— START —

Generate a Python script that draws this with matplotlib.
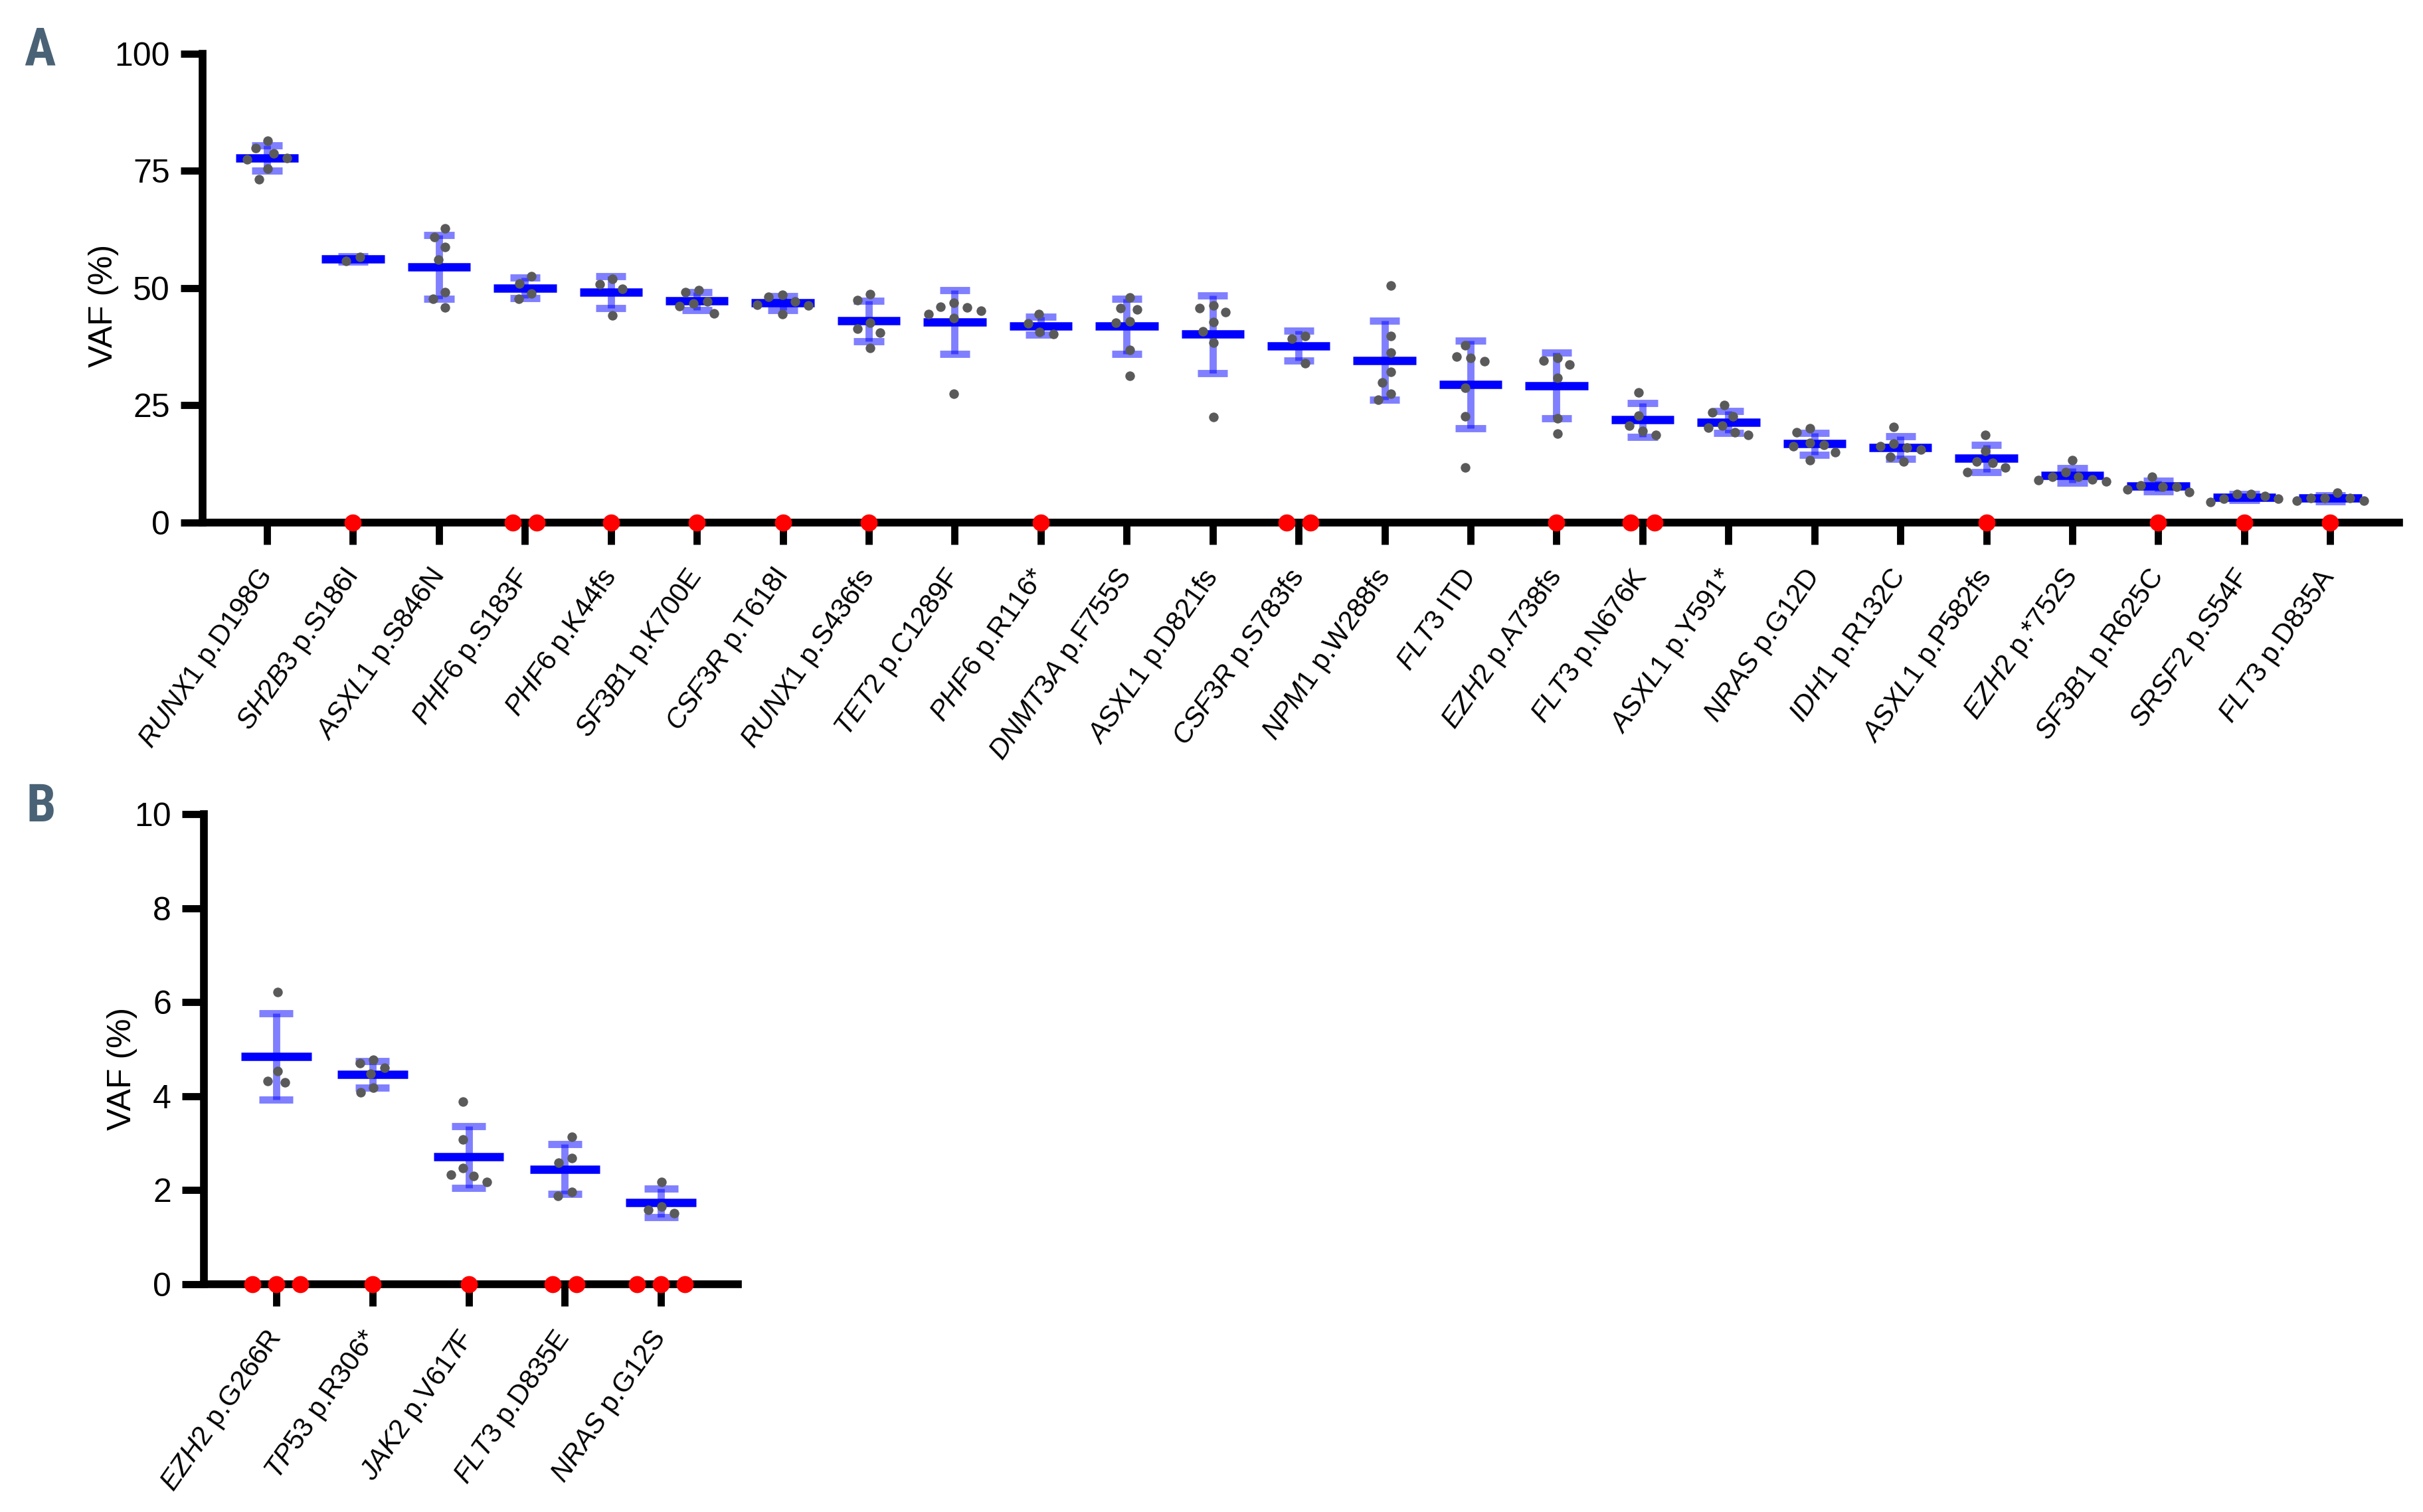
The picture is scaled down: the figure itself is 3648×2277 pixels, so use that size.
import numpy as np
import matplotlib
matplotlib.use("Agg")
import matplotlib.pyplot as plt
from matplotlib import font_manager

# Panel A: mutation, detected VAF values (%), number of undetected (0%) samples
A_genes = ["RUNX1", "SH2B3", "ASXL1", "PHF6", "PHF6", "SF3B1", "CSF3R", "RUNX1",
           "TET2", "PHF6", "DNMT3A", "ASXL1", "CSF3R", "NPM1", "FLT3", "EZH2",
           "FLT3", "ASXL1", "NRAS", "IDH1", "ASXL1", "EZH2", "SF3B1", "SRSF2", "FLT3"]
A_changes = ["p.D198G", "p.S186I", "p.S846N", "p.S183F", "p.K44fs", "p.K700E", "p.T618I",
             "p.S436fs", "p.C1289F", "p.R116*", "p.F755S", "p.D821fs", "p.S783fs",
             "p.W288fs", "ITD", "p.A738fs", "p.N676K", "p.Y591*", "p.G12D", "p.R132C",
             "p.P582fs", "p.*752S", "p.R625C", "p.S54F", "p.D835A"]
A_points = [
    [81.4, 79.9, 78.7, 77.8, 77.5, 75.5, 73.2],
    [56.6, 55.8],
    [62.8, 60.9, 58.7, 56.1, 49.2, 47.7, 45.9],
    [52.6, 51.0, 48.8, 47.7],
    [51.9, 50.8, 49.8, 44.2],
    [49.6, 49.2, 47.2, 46.7, 46.1, 44.6],
    [48.5, 48.2, 47.1, 46.5, 46.3, 44.4],
    [48.7, 47.5, 42.6, 41.3, 40.5, 37.3],
    [46.8, 46.0, 45.9, 45.2, 44.4, 43.6, 27.5],
    [44.5, 42.5, 40.7, 40.2],
    [48.0, 45.8, 45.5, 42.9, 42.6, 36.8, 31.3],
    [46.3, 45.7, 44.9, 42.8, 40.8, 38.3, 22.5],
    [39.8, 39.2, 34.0],
    [50.5, 39.8, 36.2, 32.2, 29.9, 27.5, 26.2],
    [37.8, 35.4, 35.1, 34.4, 28.7, 22.6, 11.7],
    [35.1, 34.6, 33.7, 30.9, 22.2, 18.9],
    [27.8, 22.8, 20.6, 19.6, 18.7],
    [25.0, 23.5, 22.6, 20.6, 20.2, 19.2, 18.7],
    [20.1, 19.2, 17.0, 16.6, 16.3, 15.0, 13.3],
    [20.4, 16.9, 16.3, 16.0, 15.5, 14.0, 13.0],
    [18.7, 15.3, 13.0, 12.7, 11.7, 10.8],
    [13.3, 10.7, 9.7, 9.7, 9.2, 9.0, 8.8],
    [9.7, 7.9, 7.7, 7.7, 7.1, 6.5],
    [6.1, 6.1, 5.7, 5.1, 5.1, 4.4],
    [6.4, 5.2, 5.2, 5.2, 4.7, 4.6],
]
A_zero = [0, 1, 0, 2, 1, 1, 1, 1, 0, 1, 0, 0, 2, 0, 0, 1, 2, 0, 0, 0, 1, 0, 1, 1, 1]

# Panel B
B_genes = ["EZH2", "TP53", "JAK2", "FLT3", "NRAS"]
B_changes = ["p.G266R", "p.R306*", "p.V617F", "p.D835E", "p.G12S"]
B_points = [
    [6.22, 4.54, 4.33, 4.29],
    [4.77, 4.70, 4.60, 4.48, 4.18, 4.08],
    [3.89, 3.08, 2.48, 2.33, 2.30, 2.18],
    [3.14, 2.68, 2.59, 1.96, 1.88],
    [2.18, 1.66, 1.59, 1.51],
]
B_zero = [3, 1, 1, 2, 3]

A_yticks = [0, 25, 50, 75, 100]
B_yticks = [0, 2, 4, 6, 8, 10]


def find_narrow_bold():
    # look for an installed condensed / narrow bold face for the panel letters
    prefs = ["Liberation Sans Narrow", "DejaVu Sans Condensed", "Roboto Condensed",
             "Open Sans Condensed", "Noto Sans Condensed", "DejaVu Sans"]
    found = []
    for f in font_manager.fontManager.ttflist:
        w = f.weight
        bold = w == "bold" or (isinstance(w, int) and w >= 600)
        narrow = ("Narrow" in f.name or "Condensed" in f.name or "ondensed" in f.fname
                  or f.stretch in ("condensed", "semi-condensed", "extra-condensed"))
        if bold and narrow:
            found.append(f)
    for p in prefs:
        for f in found:
            if f.name == p:
                return font_manager.FontProperties(fname=f.fname)
    if found:
        return font_manager.FontProperties(fname=found[0].fname)
    return font_manager.FontProperties(family="Liberation Sans", weight="bold")


plt.rcParams["font.family"] = ["Liberation Sans", "DejaVu Sans"]
plt.rcParams["mathtext.fontset"] = "custom"
plt.rcParams["mathtext.it"] = "Liberation Sans:italic"
plt.rcParams["mathtext.rm"] = "Liberation Sans"

mean_col = "#0000ff"
err_col = (0.0, 0.0, 1.0, 0.5)
grey = "#5a5a5a"


def swarm(vals, sx, sy, d):
    # simple beeswarm in pixel space, returns x offsets in data units
    placed = []
    for v in vals:
        y = v * sy
        cands = [0.0]
        for px, py in placed:
            dy = y - py
            if abs(dy) < d:
                w = np.sqrt(d * d - dy * dy)
                cands += [px - w, px + w]
        ok = [c for c in cands
              if all((c - px) ** 2 + (y - py) ** 2 >= d * d - 1e-6 for px, py in placed)]
        best = min(ok, key=lambda c: (round(abs(c), 6), c))
        placed.append((best, y))
    xs = np.array([p[0] for p in placed])
    xs -= (xs.max() + xs.min()) / 2
    return xs / sx


def draw_panel(ax, genes, changes, points, zeros, yticks):
    n = len(genes)
    x = np.arange(n)
    ax.set_xlim(-0.75, n - 1 + 0.8)
    ax.set_ylim(0, yticks[-1])

    means = np.array([np.mean(p) for p in points])
    sds = np.array([np.std(p, ddof=1) for p in points])

    ax.vlines(x, means - sds, means + sds, color=err_col, lw=2.6, zorder=2)
    ax.hlines(means + sds, x - 0.175, x + 0.175, color=err_col, lw=2.6, zorder=2)
    ax.hlines(means - sds, x - 0.175, x + 0.175, color=err_col, lw=2.6, zorder=2)
    ax.hlines(means, x - 0.365, x + 0.365, color=mean_col, lw=3.0, zorder=3)

    sx = ax.bbox.width / (ax.get_xlim()[1] - ax.get_xlim()[0])
    sy = ax.bbox.height / (ax.get_ylim()[1] - ax.get_ylim()[0])
    for i, p in enumerate(points):
        off = swarm(p, sx, sy, 21)
        ax.scatter(i + off, p, s=12, color=grey, lw=0, zorder=4)
    for i, k in enumerate(zeros):
        if k == 0:
            continue
        z = np.zeros(k)
        off = swarm(z, sx, sy, 36)
        ax.scatter(i + off, z, s=38, color="#ff0000", lw=0, zorder=6, clip_on=False)

    for s in ["top", "right"]:
        ax.spines[s].set_visible(False)
    for s in ["left", "bottom"]:
        ax.spines[s].set_linewidth(2.8)
    ax.set_yticks(yticks)
    ax.set_xticks(x)
    ax.set_xticklabels([r"$\mathit{%s}$ %s" % (g, c) for g, c in zip(genes, changes)],
                       rotation=55, ha="right", va="center", rotation_mode="anchor")
    ax.tick_params(axis="both", width=2.6, length=8, direction="out")
    ax.tick_params(axis="y", labelsize=12, pad=3.8)
    ax.tick_params(axis="x", labelsize=10, pad=10)
    ax.set_ylabel("VAF (%)", fontsize=12)


fig = plt.figure(figsize=(12.16, 7.59), dpi=300)
axA = fig.add_axes([0.0836, 0.6544, 0.9065, 0.3101])
axB = fig.add_axes([0.0842, 0.1506, 0.2204, 0.3109])

draw_panel(axA, A_genes, A_changes, A_points, A_zero, A_yticks)
draw_panel(axB, B_genes, B_changes, B_points, B_zero, B_yticks)
axA.yaxis.set_label_coords(-0.038, 0.4625)
axB.yaxis.set_label_coords(-0.124, 0.459)

letter_fp = find_narrow_bold()
letter_fp.set_size(19)
fig.text(0.0099, 1 - 98 / 2277, "A", fontproperties=letter_fp, color="#4a6275",
         ha="left", va="baseline")
fig.text(0.0107, 1 - 1237 / 2277, "B", fontproperties=letter_fp, color="#4a6275",
         ha="left", va="baseline")

fig.savefig("out.png", dpi=300)
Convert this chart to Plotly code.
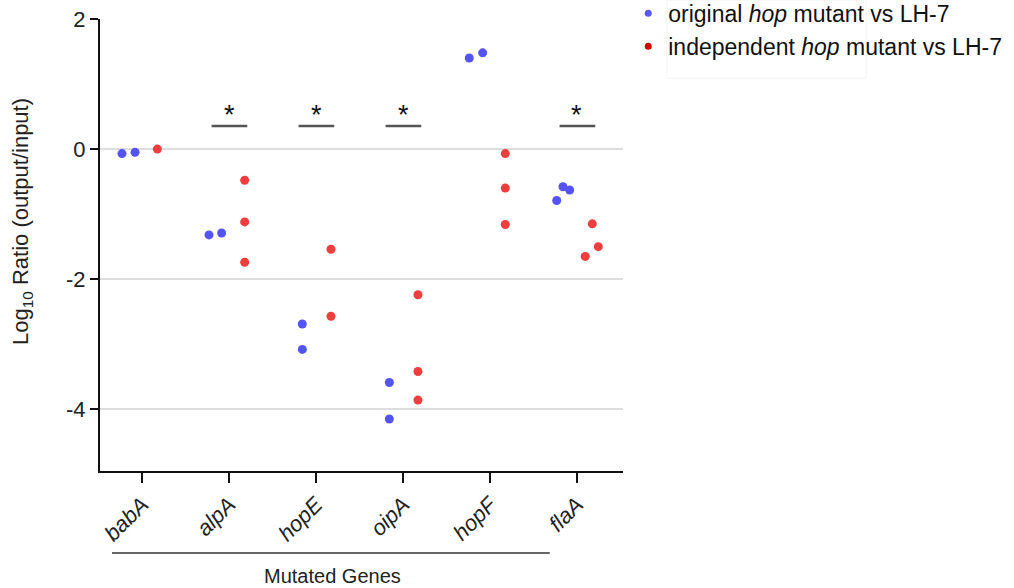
import plotly.graph_objects as go

# Genes on the x axis
genes = ["babA", "alpA", "hopE", "oipA", "hopF", "flaA"]

# Log10 competition ratios, original hop mutant vs LH-7
original_vals = [
    [-0.07, -0.05],
    [-1.32, -1.29],
    [-2.69, -3.08],
    [-3.59, -4.15],
    [1.40, 1.48],
    [-0.79, -0.58, -0.63],
]

# Log10 competition ratios, independent hop mutant vs LH-7
independent_vals = [
    [0.0],
    [-0.48, -1.12, -1.74],
    [-1.54, -2.57],
    [-2.24, -3.42, -3.86],
    [-0.07, -0.60, -1.16],
    [-1.15, -1.50, -1.65],
]

# Horizontal scatter of points around each gene position
original_jitter = [
    [-0.23, -0.08],
    [-0.23, -0.085],
    [-0.157, -0.157],
    [-0.157, -0.157],
    [-0.238, -0.084],
    [-0.233, -0.161, -0.084],
]
independent_jitter = [
    [0.176],
    [0.18, 0.18, 0.18],
    [0.172, 0.172],
    [0.172, 0.172, 0.172],
    [0.176, 0.176, 0.176],
    [0.176, 0.245, 0.095],
]

# Genes marked as significant
sig_genes = ["alpA", "hopE", "oipA", "flaA"]
sig_level = 0.355

y_ticks = [2, 0, -2, -4]

BLUE = "#5454F4"
RED = "#EF3E3E"
FONT = "Liberation Sans, Arial, sans-serif"


def spread(values, jitter):
    xs, ys = [], []
    for i, (vals, offs) in enumerate(zip(values, jitter)):
        for v, o in zip(vals, offs):
            xs.append(i + o)
            ys.append(v)
    return xs, ys


fig = go.Figure()

ox, oy = spread(original_vals, original_jitter)
ix, iy = spread(independent_vals, independent_jitter)

fig.add_trace(go.Scatter(x=ox, y=oy, mode="markers", showlegend=False,
                         marker=dict(color=BLUE, size=9)))
fig.add_trace(go.Scatter(x=ix, y=iy, mode="markers", showlegend=False,
                         marker=dict(color=RED, size=9)))

# legend entries
fig.add_trace(go.Scatter(x=[None], y=[None], mode="markers",
                         name="original <i>hop</i> mutant vs LH-7",
                         marker=dict(color="#5a5af0", size=7)))
fig.add_trace(go.Scatter(x=[None], y=[None], mode="markers",
                         name="independent <i>hop</i> mutant vs LH-7",
                         marker=dict(color="#D40000", size=7)))

shapes = []
annotations = []

# significance bars with asterisks
for g in sig_genes:
    i = genes.index(g)
    shapes.append(dict(type="line", xref="x", yref="y",
                       x0=i - 0.2, x1=i + 0.21, y0=sig_level, y1=sig_level,
                       line=dict(color="#555555", width=2.5)))
    annotations.append(dict(x=i + 0.0, y=sig_level, xref="x", yref="y",
                            text="*", showarrow=False, yanchor="bottom",
                            yshift=-6, font=dict(size=27, color="#111111",
                                                 family=FONT)))

# group line under the tick labels and its title
shapes.append(dict(type="line", xref="paper", yref="paper",
                   x0=0.023, x1=0.860, y0=-0.1814, y1=-0.1814,
                   line=dict(color="#333333", width=1.5)))
annotations.append(dict(x=0.4436, y=-0.232, xref="paper", yref="paper",
                        text="Mutated Genes", showarrow=False,
                        xanchor="center", yanchor="middle",
                        font=dict(size=20, color="#222222", family=FONT)))

# y axis title
annotations.append(dict(x=-0.149, y=0.551, xref="paper", yref="paper",
                        text="Log<sub>10</sub> Ratio (output/input)",
                        textangle=-90, showarrow=False,
                        xanchor="center", yanchor="middle",
                        font=dict(size=22, color="#222222", family=FONT)))

# faint frame behind the legend
shapes.append(dict(type="rect", xref="paper", yref="paper",
                   x0=1.084, x1=1.465, y0=1.042, y1=0.869,
                   line=dict(color="#f3f3f3", width=1)))

fig.update_layout(
    width=1014, height=588,
    margin=dict(l=100, r=391, t=19, b=117, autoexpand=False),
    plot_bgcolor="white", paper_bgcolor="white",
    font=dict(family=FONT, color="#222222"),
    shapes=shapes, annotations=annotations,
    legend=dict(x=1.01, y=1.06, xanchor="left", yanchor="top",
                font=dict(size=23, color="#111111", family=FONT),
                bgcolor="rgba(0,0,0,0)", itemsizing="trace",
                tracegroupgap=0),
    xaxis=dict(
        range=[-0.483, 5.529],
        tickvals=list(range(len(genes))),
        ticktext=[f"<i>{g}</i>" for g in genes],
        tickangle=-45,
        tickfont=dict(size=22, color="#222222", family=FONT),
        showline=True, linecolor="#111111", linewidth=2,
        ticks="outside", ticklen=10, tickwidth=2, tickcolor="#111111",
        showgrid=False, zeroline=False, automargin=False,
    ),
    yaxis=dict(
        range=[-4.95, 2.0],
        tickvals=y_ticks,
        ticktext=[str(t) for t in y_ticks],
        tickfont=dict(size=22, color="#222222", family=FONT),
        showline=True, linecolor="#111111", linewidth=2,
        ticks="outside", ticklen=8, tickwidth=2, tickcolor="#111111",
        showgrid=True, gridcolor="#dddddd", gridwidth=2,
        zeroline=False, automargin=False,
    ),
)

fig.write_html("out.html")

— END —

Task details – Output nothing except the lines from the line with "The picture is" through the line with "from matplotlib import font_manager", copied exactly, end lines included.

Answer to the exercise –
The picture is scaled down: the figure itself is 3648×2277 pixels, so use that size.
import numpy as np
import matplotlib
matplotlib.use("Agg")
import matplotlib.pyplot as plt
from matplotlib import font_manager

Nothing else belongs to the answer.